Mohammed et al.34 reported the rheological behavior of nanofluids over nanoparticles concentrations (1.00, 0.50, 4.50%) and shear rates (0.01—1000 s-1) at 298.15 ̊K. The nanofluid exhibited a pseudoplastic flow behavior, indicating an existence of particle aggregations. Jalal et al. studied and synthesized ZnO nanoparticles via green solvent i.e. ionic liquid and use glycerol as a base fluid for the antibacterial activity of nanofluid suspensions. Thermal conductivity, viscosity and surface tension values of ZnO nanofluids have also been reported using same methodology.33
Yu et al. found that ZnO—EG nanofluid with low volume concentration shows Newtonian behaviors while a shear thinning behavior for higher volume concentrations. Lee et al. confirmed that all of the ZnO—EG nanofluids showed Newtonian behavior.
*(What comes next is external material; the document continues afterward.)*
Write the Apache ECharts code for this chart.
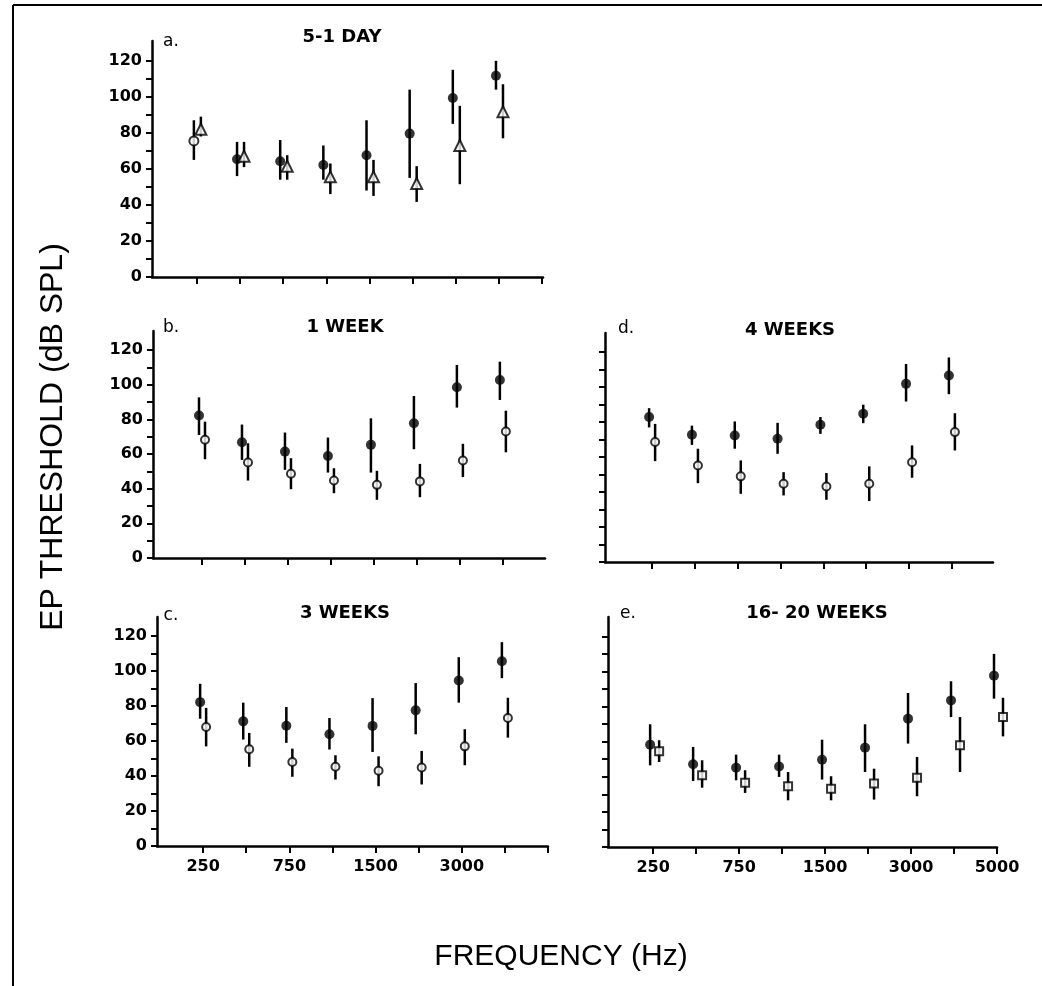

ZnO—ethylene glycol nanofluids containing 5 vol% of nanoparticles, prepared by 3-h ultrasonication reported to give 26.50% enhancement to the thermal conductivity. These nanofluids were newtonian at lower concentrations while non-newtonian (shear-thinning) at higher concentrations.60
Transient heat transfer experiments reported the ZnO—EG and ZnO—EG—water nanofluids with better heat absorption characteristics compared to the base fluids. This heat transfer enhancements were proportional to thermal conductivity enhancements. It was also reported that proportionality showed a superior thermal conductivity of nanofluids utilized for cooling applications. Thermal management and energy storage systems are the core areas of research in the fields such as automobile, industrial cooling, renewable energy utilization as evident from the recent literatures.40
2.4 Theoretical models to correlate the physicochemical properties of nanofluids
Some theories were also used to predict the concentration and viscosity relationships to describe the flow properties of the nanofluids. The nanofluids were generally showed a pseudoplastic flow behavior with an existence of particle aggregations in the suspensions.
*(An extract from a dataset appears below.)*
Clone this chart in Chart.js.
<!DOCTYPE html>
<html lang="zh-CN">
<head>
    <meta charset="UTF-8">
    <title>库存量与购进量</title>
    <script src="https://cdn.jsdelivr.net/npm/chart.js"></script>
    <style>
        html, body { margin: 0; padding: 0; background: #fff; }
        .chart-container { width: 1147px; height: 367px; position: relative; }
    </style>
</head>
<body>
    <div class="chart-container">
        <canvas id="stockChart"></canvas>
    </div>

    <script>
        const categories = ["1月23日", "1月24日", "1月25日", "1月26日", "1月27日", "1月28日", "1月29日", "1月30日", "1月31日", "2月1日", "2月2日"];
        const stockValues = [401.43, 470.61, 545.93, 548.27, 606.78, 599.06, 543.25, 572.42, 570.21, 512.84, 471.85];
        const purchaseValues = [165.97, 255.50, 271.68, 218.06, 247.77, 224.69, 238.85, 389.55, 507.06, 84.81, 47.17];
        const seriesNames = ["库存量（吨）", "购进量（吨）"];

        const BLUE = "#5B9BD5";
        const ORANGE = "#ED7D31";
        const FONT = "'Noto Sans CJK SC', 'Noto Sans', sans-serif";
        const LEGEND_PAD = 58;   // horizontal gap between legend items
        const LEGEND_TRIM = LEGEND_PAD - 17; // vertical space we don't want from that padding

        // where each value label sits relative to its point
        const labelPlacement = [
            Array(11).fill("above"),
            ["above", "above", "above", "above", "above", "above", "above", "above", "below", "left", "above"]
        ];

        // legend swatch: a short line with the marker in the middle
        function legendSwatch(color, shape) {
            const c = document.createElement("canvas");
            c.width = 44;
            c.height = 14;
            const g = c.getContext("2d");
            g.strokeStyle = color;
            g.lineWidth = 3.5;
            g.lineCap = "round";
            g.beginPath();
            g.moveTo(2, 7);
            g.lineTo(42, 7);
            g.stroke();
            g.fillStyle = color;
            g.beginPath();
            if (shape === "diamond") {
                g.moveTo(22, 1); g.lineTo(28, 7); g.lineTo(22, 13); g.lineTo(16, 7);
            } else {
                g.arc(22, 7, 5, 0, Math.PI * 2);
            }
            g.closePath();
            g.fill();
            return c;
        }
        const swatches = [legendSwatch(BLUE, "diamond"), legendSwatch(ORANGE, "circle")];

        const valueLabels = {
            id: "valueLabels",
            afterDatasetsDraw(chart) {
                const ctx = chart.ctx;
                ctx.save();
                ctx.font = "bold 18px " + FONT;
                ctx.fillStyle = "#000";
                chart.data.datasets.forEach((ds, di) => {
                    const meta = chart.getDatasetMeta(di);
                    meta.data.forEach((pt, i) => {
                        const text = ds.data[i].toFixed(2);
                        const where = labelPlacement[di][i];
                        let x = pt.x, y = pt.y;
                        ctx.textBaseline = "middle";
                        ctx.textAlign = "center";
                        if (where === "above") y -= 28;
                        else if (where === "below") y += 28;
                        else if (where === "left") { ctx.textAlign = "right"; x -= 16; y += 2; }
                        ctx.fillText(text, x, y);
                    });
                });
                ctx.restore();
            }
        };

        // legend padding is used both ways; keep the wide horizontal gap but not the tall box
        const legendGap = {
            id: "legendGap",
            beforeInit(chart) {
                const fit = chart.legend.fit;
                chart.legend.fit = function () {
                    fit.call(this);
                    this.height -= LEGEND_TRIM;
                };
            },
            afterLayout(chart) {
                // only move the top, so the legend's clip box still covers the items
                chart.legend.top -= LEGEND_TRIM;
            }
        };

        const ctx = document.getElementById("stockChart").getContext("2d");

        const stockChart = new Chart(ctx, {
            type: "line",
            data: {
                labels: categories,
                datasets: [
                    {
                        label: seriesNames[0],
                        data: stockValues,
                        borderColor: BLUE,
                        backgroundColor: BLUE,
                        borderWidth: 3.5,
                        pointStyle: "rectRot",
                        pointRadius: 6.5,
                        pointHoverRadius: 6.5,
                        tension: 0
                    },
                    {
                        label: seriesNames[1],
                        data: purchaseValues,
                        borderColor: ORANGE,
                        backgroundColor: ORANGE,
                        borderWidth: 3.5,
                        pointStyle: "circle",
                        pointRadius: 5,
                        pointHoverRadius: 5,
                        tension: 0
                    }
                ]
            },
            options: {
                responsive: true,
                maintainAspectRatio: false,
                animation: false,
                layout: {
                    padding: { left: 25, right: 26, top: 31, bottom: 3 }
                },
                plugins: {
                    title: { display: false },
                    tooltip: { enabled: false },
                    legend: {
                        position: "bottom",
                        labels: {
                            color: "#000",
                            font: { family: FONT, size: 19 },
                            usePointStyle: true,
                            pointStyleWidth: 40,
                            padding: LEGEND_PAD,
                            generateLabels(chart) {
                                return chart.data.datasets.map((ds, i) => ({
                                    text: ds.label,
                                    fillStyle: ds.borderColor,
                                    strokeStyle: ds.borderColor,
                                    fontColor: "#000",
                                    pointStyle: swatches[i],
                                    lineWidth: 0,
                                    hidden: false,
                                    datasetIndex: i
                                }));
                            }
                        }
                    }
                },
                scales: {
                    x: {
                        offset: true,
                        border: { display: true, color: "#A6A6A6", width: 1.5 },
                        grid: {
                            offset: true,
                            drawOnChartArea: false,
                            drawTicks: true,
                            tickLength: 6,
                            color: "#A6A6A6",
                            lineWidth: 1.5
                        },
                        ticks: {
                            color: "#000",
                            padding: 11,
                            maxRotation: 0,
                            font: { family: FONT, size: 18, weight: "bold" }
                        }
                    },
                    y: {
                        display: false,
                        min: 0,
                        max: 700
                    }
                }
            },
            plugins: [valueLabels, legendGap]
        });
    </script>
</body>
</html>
The Eyring-NRTL and Eyring-mNRF models have been used to correlate the viscosity values of the nanofluids with temperature. The Einstein, Brinkman, Lundgren and Batchelor models have also reported in the prediction of viscosity values of ZnO—PPG nanofluid.34
Bingham plastic and Herschel—Bulkley models were reported for the shear stress—shear rate evaluations and also colloid yield stress. The colloid yield stress and concentration relationship was used to describe the suspension structure while Carreau—Yasuda model evaluated the shear rate vs viscosity changes at each concentration.